Below is a listing to write out in full, exactly as given, without its pictures.

________________________

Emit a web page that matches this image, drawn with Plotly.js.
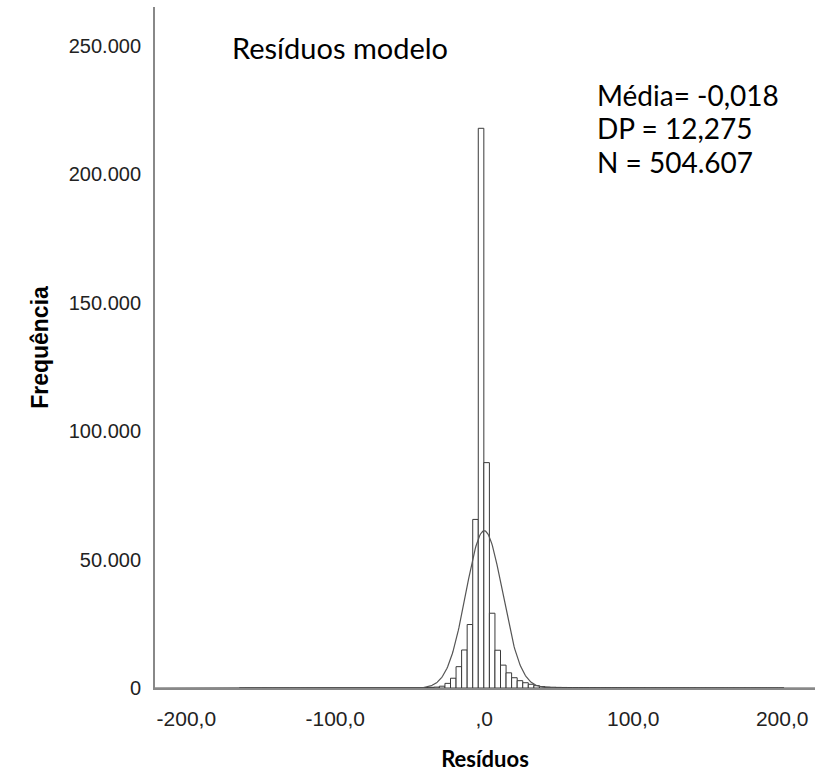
<!DOCTYPE html>
<html>
<head>
<meta charset="utf-8">
<script src="https://cdn.plot.ly/plotly-3.0.1.min.js"></script>
<style>
  html, body { margin: 0; padding: 0; background: #fff; }
  #myDiv { width: 821px; height: 772px; }
</style>
</head>
<body>
<div id="myDiv"></div>
<script>
// histogram of residuals
var binStart = -164.4;
var binWidth = 3.73;

// counts, left tail (bins far below zero)
var leftTail = [0, 40, 0, 0, 40, 0, 0, 0, 0, 0, 0, 0, 30, 0,
	20, 20, 25, 25, 30, 30, 35, 40, 40, 45, 50, 55, 60, 70, 80, 95, 110, 130, 160, 200, 260];
// counts around zero
var core = [350, 700, 1800, 3800, 8300, 14800, 24700, 65600, 217800, 87700,
	29100, 14700, 8900, 5900, 4000, 2850, 2050, 1450, 900, 550, 380, 300, 250, 210];
// counts, right tail
var rightTail = [190, 180, 170, 160, 150, 145, 140, 135, 130, 125, 120, 115, 110, 105, 100,
	95, 90, 85, 80, 78, 75, 72, 70, 68, 65, 62, 60, 58, 55, 52, 50, 48, 46, 44, 42, 40, 38, 36, 34];

// summary stats shown on the chart
var media = -0.018;
var dp = 12.275;
var n = 504607;

var xTicks = [-200, -100, 0, 100, 200];
var xTickText = ['-200,0', '-100,0', ',0', '100,0', '200,0'];
var yTicks = [0, 50000, 100000, 150000, 200000, 250000];
var yTickText = ['0', '50.000', '100.000', '150.000', '200.000', '250.000'];

var counts = leftTail.concat(core, rightTail);
var centers = counts.map((c, i) => binStart + binWidth * (i + 0.5));

// normal curve scaled to the histogram
var curveX = [];
for (var v = -221; v <= 222; v += 0.5) curveX.push(v);
var curveY = curveX.map(x => n * binWidth / (dp * Math.sqrt(2 * Math.PI)) *
	Math.exp(-0.5 * Math.pow((x - media) / dp, 2)));

var data = [
	{
		type: 'bar', x: centers, y: counts, width: binWidth,
		marker: {color: '#ffffff', line: {color: '#3a3a3a', width: 1}},
		hoverinfo: 'x+y'
	},
	{
		type: 'scatter', mode: 'lines', x: curveX, y: curveY,
		line: {color: '#555555', width: 1.2}
	}
];

var sans = 'Liberation Sans, Arial, sans-serif';
var noteFont = {family: 'Lato, sans-serif', size: 28, color: '#000'};

var layout = {
	width: 821, height: 772,
	margin: {l: 155, r: 6, t: 7, b: 84},
	paper_bgcolor: '#fff', plot_bgcolor: '#fff',
	showlegend: false,
	bargap: 0,
	xaxis: {
		range: [-221, 222],
		tickvals: xTicks, ticktext: xTickText,
		tickfont: {family: sans, size: 21, color: '#222'}, ticks: '', ticklabelstandoff: 11,
		showgrid: false, zeroline: false, layer: 'below traces',
		showline: true, linecolor: '#888', linewidth: 2,
		title: {text: 'Resíduos', standoff: 22,
			font: {family: 'Lato, sans-serif', size: 22, color: '#000', weight: 'bold'}}
	},
	yaxis: {
		range: [0, 265000],
		tickvals: yTicks, ticktext: yTickText,
		tickfont: {family: sans, size: 20, color: '#222'}, ticks: '', ticklabelstandoff: 8,
		showgrid: false, zeroline: false, layer: 'below traces',
		showline: true, linecolor: '#888', linewidth: 2,
		title: {text: 'Frequência', standoff: 14,
			font: {family: sans, size: 23, color: '#000', weight: 'bold'}}
	},
	annotations: [
		{xref: 'paper', yref: 'paper', x: 0.114, y: 0.94, xanchor: 'left', yanchor: 'middle',
			text: 'Resíduos modelo', showarrow: false, font: {family: 'Lato, sans-serif', size: 29, color: '#000'}},
		{xref: 'paper', yref: 'paper', x: 0.667, y: 0.871, xanchor: 'left', yanchor: 'middle',
			text: 'Média= -0,018', showarrow: false, font: noteFont},
		{xref: 'paper', yref: 'paper', x: 0.667, y: 0.822, xanchor: 'left', yanchor: 'middle',
			text: 'DP = 12,275', showarrow: false, font: noteFont},
		{xref: 'paper', yref: 'paper', x: 0.667, y: 0.772, xanchor: 'left', yanchor: 'middle',
			text: 'N = 504.607', showarrow: false, font: noteFont}
	]
};

Plotly.newPlot('myDiv', data, layout, {displayModeBar: false, staticPlot: true});
</script>
</body>
</html>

________________________

[Response to this task]:
Emit a web page that matches this image, drawn with Plotly.js.
<!DOCTYPE html>
<html>
<head>
<meta charset="utf-8">
<script src="https://cdn.plot.ly/plotly-3.0.1.min.js"></script>
<style>
  html, body { margin: 0; padding: 0; background: #fff; }
  #myDiv { width: 821px; height: 772px; }
</style>
</head>
<body>
<div id="myDiv"></div>
<script>
// histogram of residuals
var binStart = -164.4;
var binWidth = 3.73;

// counts, left tail (bins far below zero)
var leftTail = [0, 40, 0, 0, 40, 0, 0, 0, 0, 0, 0, 0, 30, 0,
	20, 20, 25, 25, 30, 30, 35, 40, 40, 45, 50, 55, 60, 70, 80, 95, 110, 130, 160, 200, 260];
// counts around zero
var core = [350, 700, 1800, 3800, 8300, 14800, 24700, 65600, 217800, 87700,
	29100, 14700, 8900, 5900, 4000, 2850, 2050, 1450, 900, 550, 380, 300, 250, 210];
// counts, right tail
var rightTail = [190, 180, 170, 160, 150, 145, 140, 135, 130, 125, 120, 115, 110, 105, 100,
	95, 90, 85, 80, 78, 75, 72, 70, 68, 65, 62, 60, 58, 55, 52, 50, 48, 46, 44, 42, 40, 38, 36, 34];

// summary stats shown on the chart
var media = -0.018;
var dp = 12.275;
var n = 504607;

var xTicks = [-200, -100, 0, 100, 200];
var xTickText = ['-200,0', '-100,0', ',0', '100,0', '200,0'];
var yTicks = [0, 50000, 100000, 150000, 200000, 250000];
var yTickText = ['0', '50.000', '100.000', '150.000', '200.000', '250.000'];

var counts = leftTail.concat(core, rightTail);
var centers = counts.map((c, i) => binStart + binWidth * (i + 0.5));

// normal curve scaled to the histogram
var curveX = [];
for (var v = -221; v <= 222; v += 0.5) curveX.push(v);
var curveY = curveX.map(x => n * binWidth / (dp * Math.sqrt(2 * Math.PI)) *
	Math.exp(-0.5 * Math.pow((x - media) / dp, 2)));

var data = [
	{
		type: 'bar', x: centers, y: counts, width: binWidth,
		marker: {color: '#ffffff', line: {color: '#3a3a3a', width: 1}},
		hoverinfo: 'x+y'
	},
	{
		type: 'scatter', mode: 'lines', x: curveX, y: curveY,
		line: {color: '#555555', width: 1.2}
	}
];

var sans = 'Liberation Sans, Arial, sans-serif';
var noteFont = {family: 'Lato, sans-serif', size: 28, color: '#000'};

var layout = {
	width: 821, height: 772,
	margin: {l: 155, r: 6, t: 7, b: 84},
	paper_bgcolor: '#fff', plot_bgcolor: '#fff',
	showlegend: false,
	bargap: 0,
	xaxis: {
		range: [-221, 222],
		tickvals: xTicks, ticktext: xTickText,
		tickfont: {family: sans, size: 21, color: '#222'}, ticks: '', ticklabelstandoff: 11,
		showgrid: false, zeroline: false, layer: 'below traces',
		showline: true, linecolor: '#888', linewidth: 2,
		title: {text: 'Resíduos', standoff: 22,
			font: {family: 'Lato, sans-serif', size: 22, color: '#000', weight: 'bold'}}
	},
	yaxis: {
		range: [0, 265000],
		tickvals: yTicks, ticktext: yTickText,
		tickfont: {family: sans, size: 20, color: '#222'}, ticks: '', ticklabelstandoff: 8,
		showgrid: false, zeroline: false, layer: 'below traces',
		showline: true, linecolor: '#888', linewidth: 2,
		title: {text: 'Frequência', standoff: 14,
			font: {family: sans, size: 23, color: '#000', weight: 'bold'}}
	},
	annotations: [
		{xref: 'paper', yref: 'paper', x: 0.114, y: 0.94, xanchor: 'left', yanchor: 'middle',
			text: 'Resíduos modelo', showarrow: false, font: {family: 'Lato, sans-serif', size: 29, color: '#000'}},
		{xref: 'paper', yref: 'paper', x: 0.667, y: 0.871, xanchor: 'left', yanchor: 'middle',
			text: 'Média= -0,018', showarrow: false, font: noteFont},
		{xref: 'paper', yref: 'paper', x: 0.667, y: 0.822, xanchor: 'left', yanchor: 'middle',
			text: 'DP = 12,275', showarrow: false, font: noteFont},
		{xref: 'paper', yref: 'paper', x: 0.667, y: 0.772, xanchor: 'left', yanchor: 'middle',
			text: 'N = 504.607', showarrow: false, font: noteFont}
	]
};

Plotly.newPlot('myDiv', data, layout, {displayModeBar: false, staticPlot: true});
</script>
</body>
</html>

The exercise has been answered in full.